As one of the countless little kids who owes just a little of the good graces he has as a young adult to having a hero named Dale Murphy, thank you for bringing back so many memories with your page.

I think it is almost sad that we must hold on to Dale the way we do. But it is that same fact that makes him so great. It is sad that this is an age of athletes who care more about fame and fortune than hustle and sportsmanship. But to see how Dale lived and how he played the game in this age makes his story all the more impressive.

Dale Murphy, the player, is a borderline Hall of Famer. My heart says yes, my head says maybe. The great thing about Cooperstown, the thing which separates it from Canton or Springfield, is the unfair, stingy membership policies of the club. That is why it is such an honor.

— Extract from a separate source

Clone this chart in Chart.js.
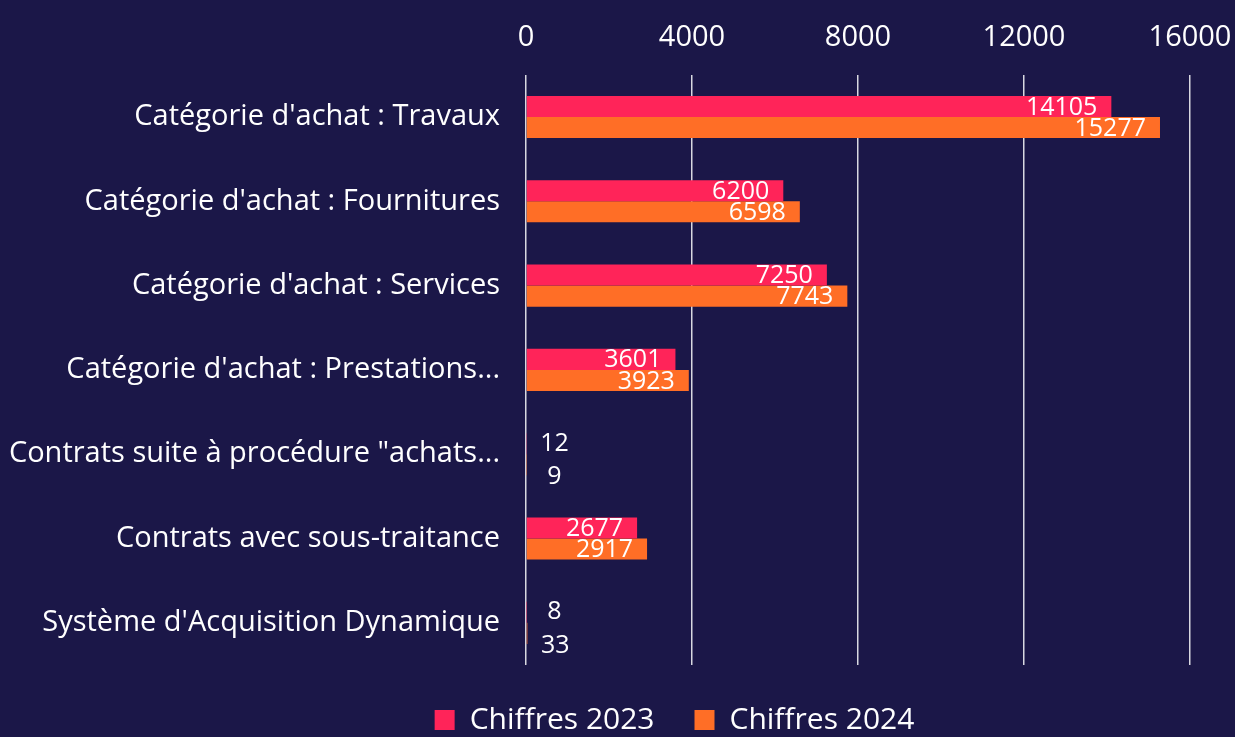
<!DOCTYPE html>
<html>
<head>
<meta charset="utf-8">
<script src="https://cdn.jsdelivr.net/npm/chart.js@4.4.0/dist/chart.umd.min.js"></script>
<style>
  html, body { margin: 0; padding: 0; background: #1b1748; }
  #grafico { width: 1235px; height: 737px; }
</style>
</head>
<body>
<div id="grafico"><canvas></canvas></div>
<script>
const categories = [
    "Catégorie d'achat : Travaux",
    "Catégorie d'achat : Fournitures",
    "Catégorie d'achat : Services",
    "Catégorie d'achat : Prestations...",
    'Contrats suite à procédure "achats...',
    "Contrats avec sous-traitance",
    "Système d'Acquisition Dynamique"
];
const chiffres2023 = [14105, 6200, 7250, 3601, 12, 2677, 8];
const chiffres2024 = [15277, 6598, 7743, 3923, 9, 2917, 33];
const xTicks = [0, 4000, 8000, 12000, 16000];

const fonte = '"Open Sans", sans-serif';

// etiquettes de valeur dans les barres
const etiquettes = {
    id: 'etiquettes',
    afterDatasetsDraw(chart) {
        const ctx = chart.ctx;
        ctx.save();
        ctx.fillStyle = '#ffffff';
        ctx.font = '25px ' + fonte;
        ctx.textBaseline = 'middle';
        chart.data.datasets.forEach((ds, i) => {
            chart.getDatasetMeta(i).data.forEach((bar, j) => {
                const txt = String(ds.data[j]);
                const w = ctx.measureText(txt).width;
                if (bar.x - bar.base > w + 20) {
                    ctx.textAlign = 'right';
                    ctx.fillText(txt, bar.x - 14, bar.y + 1);
                } else {
                    // petites valeurs : hors de la barre, un peu ecartees
                    ctx.textAlign = 'center';
                    ctx.fillText(txt, bar.x + 28, bar.y + (i === 0 ? 0 : 12));
                }
            });
        });
        ctx.restore();
    }
};

// legende plus basse et un peu decalee a droite
const legendeBasse = {
    id: 'legendeBasse',
    beforeLayout(chart) {
        const lg = chart.legend;
        if (lg && !lg._patched) {
            const fit = lg.fit;
            const draw = lg.draw;
            lg.fit = function () { fit.call(this); this.height = 72; };
            lg.draw = function () {
                this.ctx.save();
                this.ctx.translate(57, 0);
                draw.call(this);
                this.ctx.restore();
            };
            lg._patched = true;
        }
    }
};

const grafico = document.querySelector('#grafico canvas');

new Chart(grafico, {
    type: 'bar',
    data: {
        labels: categories,
        datasets: [{
            label: 'Chiffres 2023',
            data: chiffres2023,
            backgroundColor: '#ff2459',
            categoryPercentage: 0.5,
            barPercentage: 1.0
        }, {
            label: 'Chiffres 2024',
            data: chiffres2024,
            backgroundColor: '#ff6e26',
            categoryPercentage: 0.5,
            barPercentage: 1.0
        }]
    },
    plugins: [etiquettes, legendeBasse],
    options: {
        indexAxis: 'y',
        responsive: true,
        maintainAspectRatio: false,
        animation: false,
        layout: { padding: { top: 0, right: 0, left: 0, bottom: 0 } },
        scales: {
            x: {
                position: 'top',
                min: 0,
                max: 16000,
                afterBuildTicks: axis => { axis.ticks = xTicks.map(v => ({ value: v })); },
                afterFit: axis => { axis.paddingRight = 45; },
                grid: { color: '#d8d8e0', lineWidth: 1.5, drawTicks: false },
                border: { display: false },
                ticks: {
                    color: '#ffffff',
                    font: { family: fonte, size: 29 },
                    padding: 20,
                    maxRotation: 0,
                    callback: v => String(v)
                }
            },
            y: {
                afterFit: axis => { axis.width = 526; },
                grid: { display: false },
                border: { display: false },
                ticks: {
                    color: '#ffffff',
                    font: { family: fonte, size: 29 },
                    padding: 18
                }
            }
        },
        plugins: {
            legend: {
                position: 'bottom',
                labels: {
                    color: '#ffffff',
                    font: { family: fonte, size: 30 },
                    boxWidth: 20,
                    boxHeight: 20,
                    padding: 40
                }
            },
            tooltip: { enabled: false }
        }
    }
});
</script>
</body>
</html>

But I will say this: Even if Dale Murphy, the player, did not have enough stats to make the club, this is one case where the person should make it. If Pete Rose can be denied the Hall for reasons other than stats, how can it be that Murphy the person means nothing in the decision making process?

So please, keep this page up there long enough for me to have a son and for his son to have a son, that the spirit of Dale Murphy can survive to the Alex Rodriguez's of the world. As long as this is true, the reports of baseball's demise are greatly exaggerated.

And I will buy you lunch in Cooperstown at that little soda fountain store a block down main street from the Hall on the weekend he gets in.

By Nate Windschill

I moved from MN to Atlanta in first grade and moved back in second grade. I only went to one game and I still remember it to this day. Dale hit one out and Bob Horner, I think his name is, hit two out. But from then on I was a Murphy fan for life. I'm in my senior year at Maple Grove Sr. High and uniforms are being handed out today. I have $25 ready in case someone grabs Murph's # before I get to it. I can't think of a better role model to have in any sport than Dale Murphy. If the Hall doesnt let him in it loses all the respect it had from me.

By Francisco L. Yanisselly R.

Dale, You are one of the greatest. We used to see you, playing.

We salute you, from Panama City, Panama, Central America.